We learn that Prof. Siri Gunasinha had a deep interest in painting too. He was behind the scenes when Prof. Sarachchandra staged his great opera, Maname. Besides, Siri Gunasinha was given the task of restoring valuable paintings in the ancient viharas. The learned academic’s publication of an Album of Buddhist Painting from Sri Lanka is about paintings of the Kandyan Period in Lankan history. It should be noted that Prof Siri Gunasinha wrote his doctoral thesis in French and obtained his academic qualification.
In the field of the Cinema too Siri Gunasinha stamped his individuality. He produced Sathsamudra, a milestone in Sinhala Cinema. He is attributed to have produced a newsreel titled Ranwan Karal.
In his collection of Critical Essays, he has written two articles on the medium of film. He traces the growth of the medium as a technical dimension as well.
Mrs Sarojini Devi Arunachalam pays her indebtedness to Prof. Rohini Paranavitana, Head of the Department of Sinhala at the Colombo University for supplying details about Prof. Siri Gunasinha.
Let me now express my appreciation of the fine and meticulous translation of the book from Sinhala. In fact, it reads like an original novel in Thamil. Endowed with proficiency in languages, Sarojini Devi Arunachalam, in my humble opinion, has done an excellent translation in this work. As a translator from English to Thamil and vice versa, I can vouch for what I have said. Her translation while being simple, it is also perfect in grammatical construction. One could not have done a translation of creative writing unless one is familiar with contemporary fiction and tools of literary criticism. She exhibits these virtues admirably in her rendition.

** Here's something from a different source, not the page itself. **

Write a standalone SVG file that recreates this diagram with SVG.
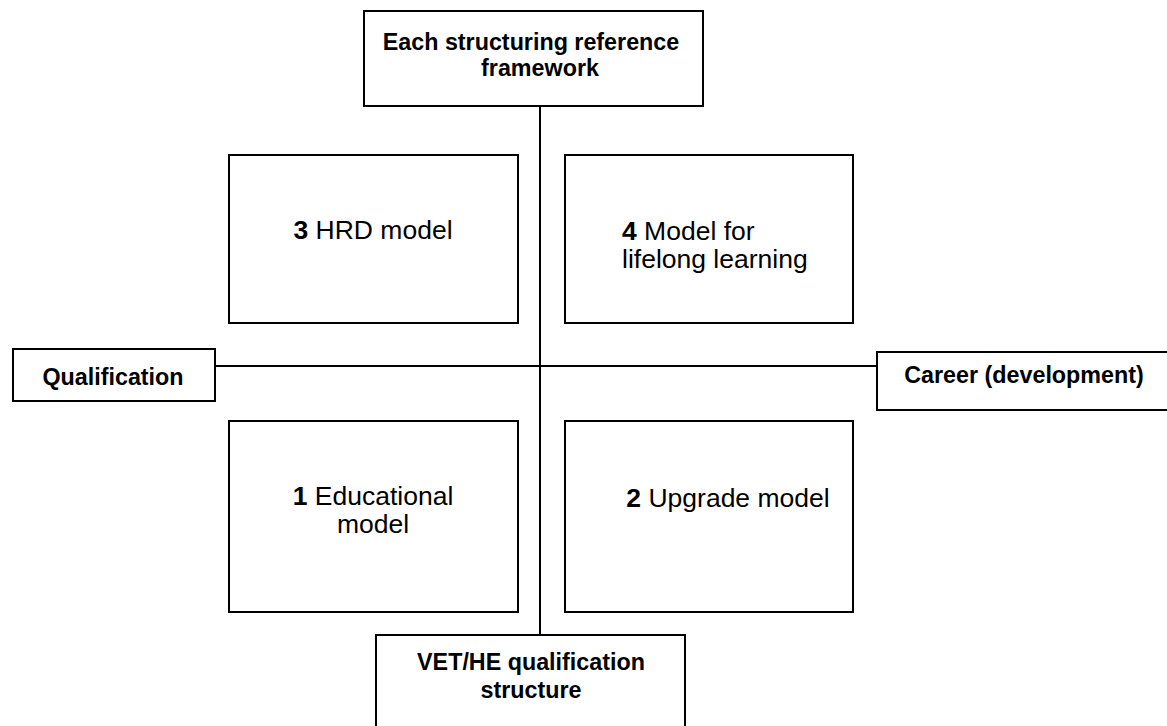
<svg xmlns="http://www.w3.org/2000/svg" width="1167" height="726" viewBox="0 0 1167 726">
<style>
.box{fill:#fff;stroke:#000;stroke-width:2}
.line{stroke:#000;stroke-width:2;fill:none}
.b{font-family:"Liberation Sans",Arial,sans-serif;font-weight:bold;font-size:23.3px;fill:#000}
.r{font-family:"Liberation Sans",Arial,sans-serif;font-size:26.5px;fill:#000}
.r tspan.n{font-weight:bold}
</style>
<rect width="1167" height="726" fill="#fff"/>
<g id="connectors">
<line class="line" x1="540" y1="106" x2="540" y2="635"/>
<line class="line" x1="215" y1="366" x2="877" y2="366"/>
</g>
<g id="top">
<rect class="box" x="364" y="11" width="339" height="95"/>
<text class="b" x="531" y="50" text-anchor="middle">Each structuring reference</text>
<text class="b" x="540" y="76" text-anchor="middle">framework</text>
</g>
<g id="bottom">
<rect class="box" x="376" y="635" width="309" height="100"/>
<text class="b" x="531" y="670" text-anchor="middle">VET/HE qualification</text>
<text class="b" x="531" y="698" text-anchor="middle">structure</text>
</g>
<g id="left">
<rect class="box" x="13" y="349" width="202" height="52"/>
<text class="b" x="113" y="385" text-anchor="middle">Qualification</text>
</g>
<g id="right">
<rect class="box" x="877" y="352" width="300" height="58"/>
<text class="b" x="1024" y="383" text-anchor="middle">Career (development)</text>
</g>
<g id="q3">
<rect class="box" x="229" y="155" width="289" height="168"/>
<text class="r" x="373" y="239" text-anchor="middle"><tspan class="n">3</tspan> HRD model</text>
</g>
<g id="q4">
<rect class="box" x="565" y="155" width="288" height="168"/>
<text class="r" x="622" y="240"><tspan class="n">4</tspan> Model for</text>
<text class="r" x="622" y="268">lifelong learning</text>
</g>
<g id="q1">
<rect class="box" x="229" y="421" width="289" height="191"/>
<text class="r" x="373" y="505" text-anchor="middle"><tspan class="n">1</tspan> Educational</text>
<text class="r" x="373" y="533" text-anchor="middle">model</text>
</g>
<g id="q2">
<rect class="box" x="565" y="421" width="288" height="191"/>
<text class="r" x="728" y="507" text-anchor="middle"><tspan class="n">2</tspan> Upgrade model</text>
</g>
</svg>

This book was launched on Monday last (August 13, 2007) at the National Library Services Board Hall in Colombo. Emeritus Professor S.Thillainathan chaired the occasion. Emeritus Professor J. B. Disanayake, Kalasoori S.Sivanesaselvan, K.S.Sivakumaran, and Emeritus Professor Siri Gunasinghe, himself, spoke at the function.
While thanking Mrs Arunachalam for asking me to give my views at the launch, and Ambassador-Designate Prof. J.B.Disanayake for his enthusiastic support for me, I must also express my delight in meeting Prof. Siri Gunasinha once again. I had the privilege of interviewing him way back in the 1980s for the Culture Page I edited for The Island Later I wrote this interview in Thamil for a Yaalpaanam based literary journal called Alai (The Wave)
So, one may say that the literati in the Thamil literary circle know about Sinhala literary figures of the calibre of Siri Gunasinha and more. But I am not sure whether the only Sinhala knowing audiences are well informed of Lankan Thamil Literary activities and Culture. It’s time for us to emerge from the splendid isolation and exclusiveness.